Lines of data:
========

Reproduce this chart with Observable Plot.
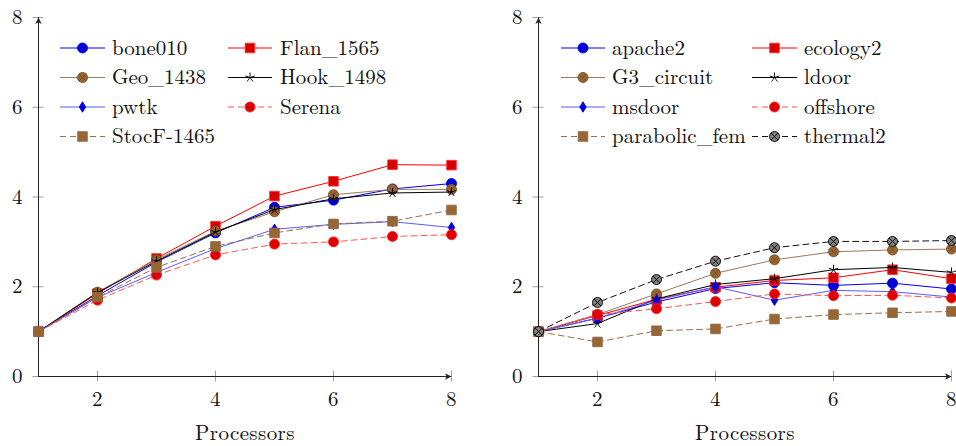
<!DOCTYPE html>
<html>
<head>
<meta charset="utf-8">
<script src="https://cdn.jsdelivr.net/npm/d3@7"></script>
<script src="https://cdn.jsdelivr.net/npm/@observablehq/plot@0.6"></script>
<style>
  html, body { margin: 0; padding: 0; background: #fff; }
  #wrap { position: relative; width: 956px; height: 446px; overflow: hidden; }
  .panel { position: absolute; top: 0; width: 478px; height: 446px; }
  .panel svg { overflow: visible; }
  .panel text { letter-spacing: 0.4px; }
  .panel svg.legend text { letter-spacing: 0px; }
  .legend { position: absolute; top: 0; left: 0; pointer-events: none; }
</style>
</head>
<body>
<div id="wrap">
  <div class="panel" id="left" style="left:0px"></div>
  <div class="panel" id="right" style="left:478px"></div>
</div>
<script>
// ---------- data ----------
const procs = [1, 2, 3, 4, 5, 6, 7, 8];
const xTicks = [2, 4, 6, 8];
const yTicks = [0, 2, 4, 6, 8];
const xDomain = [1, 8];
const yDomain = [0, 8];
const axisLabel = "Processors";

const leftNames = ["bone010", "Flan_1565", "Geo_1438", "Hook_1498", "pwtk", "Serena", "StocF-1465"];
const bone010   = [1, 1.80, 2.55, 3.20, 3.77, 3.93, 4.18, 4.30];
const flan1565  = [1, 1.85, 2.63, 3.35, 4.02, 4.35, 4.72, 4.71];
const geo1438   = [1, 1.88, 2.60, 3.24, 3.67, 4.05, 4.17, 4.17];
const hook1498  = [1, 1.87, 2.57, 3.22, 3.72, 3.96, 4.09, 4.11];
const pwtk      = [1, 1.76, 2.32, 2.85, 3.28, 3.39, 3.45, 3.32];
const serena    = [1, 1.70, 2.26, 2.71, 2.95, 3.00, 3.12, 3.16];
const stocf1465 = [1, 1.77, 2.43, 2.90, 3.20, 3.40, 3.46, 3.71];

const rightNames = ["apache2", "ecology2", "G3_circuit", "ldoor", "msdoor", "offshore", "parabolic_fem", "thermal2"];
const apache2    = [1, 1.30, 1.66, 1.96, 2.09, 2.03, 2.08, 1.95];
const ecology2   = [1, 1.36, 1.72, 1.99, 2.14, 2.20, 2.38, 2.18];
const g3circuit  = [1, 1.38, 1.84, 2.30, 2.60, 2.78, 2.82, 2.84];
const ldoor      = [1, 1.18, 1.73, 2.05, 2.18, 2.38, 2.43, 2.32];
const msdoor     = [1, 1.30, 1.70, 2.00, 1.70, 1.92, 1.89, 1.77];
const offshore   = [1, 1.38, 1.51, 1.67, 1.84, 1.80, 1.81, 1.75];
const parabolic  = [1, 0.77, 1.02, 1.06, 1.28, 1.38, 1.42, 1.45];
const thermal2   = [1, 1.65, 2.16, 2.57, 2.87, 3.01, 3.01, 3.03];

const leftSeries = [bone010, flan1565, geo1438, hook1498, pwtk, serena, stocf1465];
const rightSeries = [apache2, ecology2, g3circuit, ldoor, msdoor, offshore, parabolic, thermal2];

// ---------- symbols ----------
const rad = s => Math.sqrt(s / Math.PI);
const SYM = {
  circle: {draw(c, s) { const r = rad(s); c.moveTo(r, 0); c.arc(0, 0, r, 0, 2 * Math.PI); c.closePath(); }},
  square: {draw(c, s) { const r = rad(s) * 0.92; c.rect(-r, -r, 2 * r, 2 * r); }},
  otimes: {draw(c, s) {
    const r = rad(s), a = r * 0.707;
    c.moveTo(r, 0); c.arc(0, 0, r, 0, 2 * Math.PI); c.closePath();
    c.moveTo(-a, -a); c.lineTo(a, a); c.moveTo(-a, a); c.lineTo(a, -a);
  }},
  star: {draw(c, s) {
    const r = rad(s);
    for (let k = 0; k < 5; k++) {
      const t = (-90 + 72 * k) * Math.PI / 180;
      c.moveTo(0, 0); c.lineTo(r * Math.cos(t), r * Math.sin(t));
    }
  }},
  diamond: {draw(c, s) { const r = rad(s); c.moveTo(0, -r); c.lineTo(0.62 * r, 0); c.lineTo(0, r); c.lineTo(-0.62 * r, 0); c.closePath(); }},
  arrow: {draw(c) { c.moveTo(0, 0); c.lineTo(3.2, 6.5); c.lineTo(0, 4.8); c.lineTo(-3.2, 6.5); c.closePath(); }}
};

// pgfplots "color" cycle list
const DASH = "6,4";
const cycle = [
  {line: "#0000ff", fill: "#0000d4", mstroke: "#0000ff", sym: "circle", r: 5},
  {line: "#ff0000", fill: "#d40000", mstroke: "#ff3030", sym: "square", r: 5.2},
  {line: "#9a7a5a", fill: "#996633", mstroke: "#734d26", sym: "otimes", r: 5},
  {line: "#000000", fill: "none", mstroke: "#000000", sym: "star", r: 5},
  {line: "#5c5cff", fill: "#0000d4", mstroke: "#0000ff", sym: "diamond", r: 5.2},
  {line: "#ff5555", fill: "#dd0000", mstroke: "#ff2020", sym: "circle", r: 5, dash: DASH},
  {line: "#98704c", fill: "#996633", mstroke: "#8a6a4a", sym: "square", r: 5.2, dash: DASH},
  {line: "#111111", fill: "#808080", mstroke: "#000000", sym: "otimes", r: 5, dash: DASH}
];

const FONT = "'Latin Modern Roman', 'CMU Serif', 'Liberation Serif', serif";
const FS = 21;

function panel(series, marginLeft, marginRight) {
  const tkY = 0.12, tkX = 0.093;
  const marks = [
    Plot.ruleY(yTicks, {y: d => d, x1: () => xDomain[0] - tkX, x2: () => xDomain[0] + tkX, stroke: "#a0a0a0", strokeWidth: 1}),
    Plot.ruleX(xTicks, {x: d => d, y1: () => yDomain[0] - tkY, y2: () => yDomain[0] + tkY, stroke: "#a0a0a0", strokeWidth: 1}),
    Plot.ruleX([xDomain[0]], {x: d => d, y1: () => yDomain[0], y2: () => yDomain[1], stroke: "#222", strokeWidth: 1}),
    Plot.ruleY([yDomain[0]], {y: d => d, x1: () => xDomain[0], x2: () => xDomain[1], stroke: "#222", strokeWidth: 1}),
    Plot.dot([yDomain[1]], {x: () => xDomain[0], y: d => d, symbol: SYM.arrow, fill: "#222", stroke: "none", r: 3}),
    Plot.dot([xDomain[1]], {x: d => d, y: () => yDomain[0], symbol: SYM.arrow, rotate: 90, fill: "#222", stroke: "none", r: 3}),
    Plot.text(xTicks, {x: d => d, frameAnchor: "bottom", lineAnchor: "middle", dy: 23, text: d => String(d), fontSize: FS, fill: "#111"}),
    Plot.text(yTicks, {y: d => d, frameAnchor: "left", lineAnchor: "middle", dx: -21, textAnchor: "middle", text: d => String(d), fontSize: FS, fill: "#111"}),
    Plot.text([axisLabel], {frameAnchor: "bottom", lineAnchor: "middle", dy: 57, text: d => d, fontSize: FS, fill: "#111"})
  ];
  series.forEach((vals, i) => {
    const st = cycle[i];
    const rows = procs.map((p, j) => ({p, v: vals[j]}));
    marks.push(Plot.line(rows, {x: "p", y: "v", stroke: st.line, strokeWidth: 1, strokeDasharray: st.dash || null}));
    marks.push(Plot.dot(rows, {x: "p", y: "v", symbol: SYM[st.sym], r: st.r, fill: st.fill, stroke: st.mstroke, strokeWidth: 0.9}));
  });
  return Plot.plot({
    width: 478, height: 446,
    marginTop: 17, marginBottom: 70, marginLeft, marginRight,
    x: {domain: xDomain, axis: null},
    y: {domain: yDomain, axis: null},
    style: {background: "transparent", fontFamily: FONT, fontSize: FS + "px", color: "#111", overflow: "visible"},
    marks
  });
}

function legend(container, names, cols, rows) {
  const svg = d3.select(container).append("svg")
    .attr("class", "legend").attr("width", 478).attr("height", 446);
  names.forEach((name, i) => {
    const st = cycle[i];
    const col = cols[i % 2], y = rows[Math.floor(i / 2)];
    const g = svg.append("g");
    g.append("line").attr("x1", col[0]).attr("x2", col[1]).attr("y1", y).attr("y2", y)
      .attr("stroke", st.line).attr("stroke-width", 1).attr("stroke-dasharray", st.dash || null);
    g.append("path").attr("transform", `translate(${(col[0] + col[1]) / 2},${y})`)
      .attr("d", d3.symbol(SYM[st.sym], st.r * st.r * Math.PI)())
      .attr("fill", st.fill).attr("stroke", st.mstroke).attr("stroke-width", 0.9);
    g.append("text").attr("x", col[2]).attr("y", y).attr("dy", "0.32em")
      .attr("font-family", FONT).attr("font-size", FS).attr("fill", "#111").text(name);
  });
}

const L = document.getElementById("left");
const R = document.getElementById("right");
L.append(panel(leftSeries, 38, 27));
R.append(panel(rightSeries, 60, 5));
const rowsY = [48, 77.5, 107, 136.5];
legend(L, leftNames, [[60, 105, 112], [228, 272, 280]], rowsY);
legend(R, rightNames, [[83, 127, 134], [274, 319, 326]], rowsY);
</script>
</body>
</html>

========

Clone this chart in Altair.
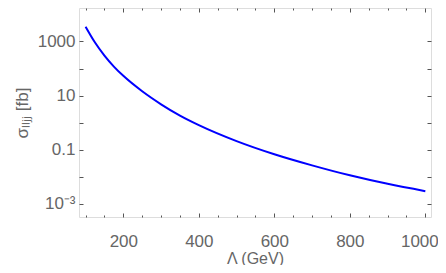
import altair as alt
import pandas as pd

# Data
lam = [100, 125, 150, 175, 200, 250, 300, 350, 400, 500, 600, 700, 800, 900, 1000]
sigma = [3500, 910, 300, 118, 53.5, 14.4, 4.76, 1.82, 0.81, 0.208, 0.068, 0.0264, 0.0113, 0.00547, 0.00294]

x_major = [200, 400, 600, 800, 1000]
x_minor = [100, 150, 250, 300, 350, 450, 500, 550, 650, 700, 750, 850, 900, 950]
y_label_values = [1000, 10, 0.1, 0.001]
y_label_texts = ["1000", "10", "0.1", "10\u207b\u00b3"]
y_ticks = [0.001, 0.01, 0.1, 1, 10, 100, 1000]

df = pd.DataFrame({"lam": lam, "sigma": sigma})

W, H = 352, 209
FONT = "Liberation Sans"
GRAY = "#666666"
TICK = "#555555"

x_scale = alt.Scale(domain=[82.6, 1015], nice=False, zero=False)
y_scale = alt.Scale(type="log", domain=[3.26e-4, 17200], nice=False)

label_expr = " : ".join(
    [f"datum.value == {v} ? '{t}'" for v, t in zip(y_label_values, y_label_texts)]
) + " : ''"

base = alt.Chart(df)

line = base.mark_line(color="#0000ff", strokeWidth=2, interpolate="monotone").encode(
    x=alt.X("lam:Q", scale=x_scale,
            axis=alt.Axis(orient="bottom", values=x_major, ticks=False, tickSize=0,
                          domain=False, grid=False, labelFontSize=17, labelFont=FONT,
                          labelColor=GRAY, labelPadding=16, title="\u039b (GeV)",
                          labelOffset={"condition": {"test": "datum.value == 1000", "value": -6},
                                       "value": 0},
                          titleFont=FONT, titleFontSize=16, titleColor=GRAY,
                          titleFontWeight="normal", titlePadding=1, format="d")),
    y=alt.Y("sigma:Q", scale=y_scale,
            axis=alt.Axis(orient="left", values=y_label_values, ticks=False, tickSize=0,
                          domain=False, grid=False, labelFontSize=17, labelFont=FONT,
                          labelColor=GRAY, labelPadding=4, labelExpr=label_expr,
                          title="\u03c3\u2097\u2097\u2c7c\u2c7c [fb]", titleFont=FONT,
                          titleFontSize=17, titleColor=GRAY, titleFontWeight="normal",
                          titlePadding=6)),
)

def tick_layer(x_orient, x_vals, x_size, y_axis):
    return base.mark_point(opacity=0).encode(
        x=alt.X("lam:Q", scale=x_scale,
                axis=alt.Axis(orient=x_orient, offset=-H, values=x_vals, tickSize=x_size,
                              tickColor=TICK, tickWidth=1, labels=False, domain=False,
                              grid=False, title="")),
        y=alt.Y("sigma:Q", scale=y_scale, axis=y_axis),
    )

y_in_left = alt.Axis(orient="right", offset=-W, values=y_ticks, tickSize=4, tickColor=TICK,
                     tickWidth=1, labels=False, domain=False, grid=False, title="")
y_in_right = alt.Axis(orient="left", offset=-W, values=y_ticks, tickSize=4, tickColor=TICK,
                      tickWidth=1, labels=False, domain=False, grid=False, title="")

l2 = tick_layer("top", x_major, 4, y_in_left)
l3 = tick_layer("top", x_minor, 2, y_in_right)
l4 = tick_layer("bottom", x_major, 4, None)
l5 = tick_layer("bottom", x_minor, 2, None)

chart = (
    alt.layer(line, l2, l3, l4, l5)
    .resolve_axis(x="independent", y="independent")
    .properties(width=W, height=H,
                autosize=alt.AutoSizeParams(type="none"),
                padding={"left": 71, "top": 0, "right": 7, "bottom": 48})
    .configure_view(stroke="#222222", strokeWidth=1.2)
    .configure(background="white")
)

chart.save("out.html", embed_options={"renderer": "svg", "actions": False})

========

Select the lines that carry the string "this" and copy them.

Reproduce this chart with Observable Plot.
Clone this chart in Altair.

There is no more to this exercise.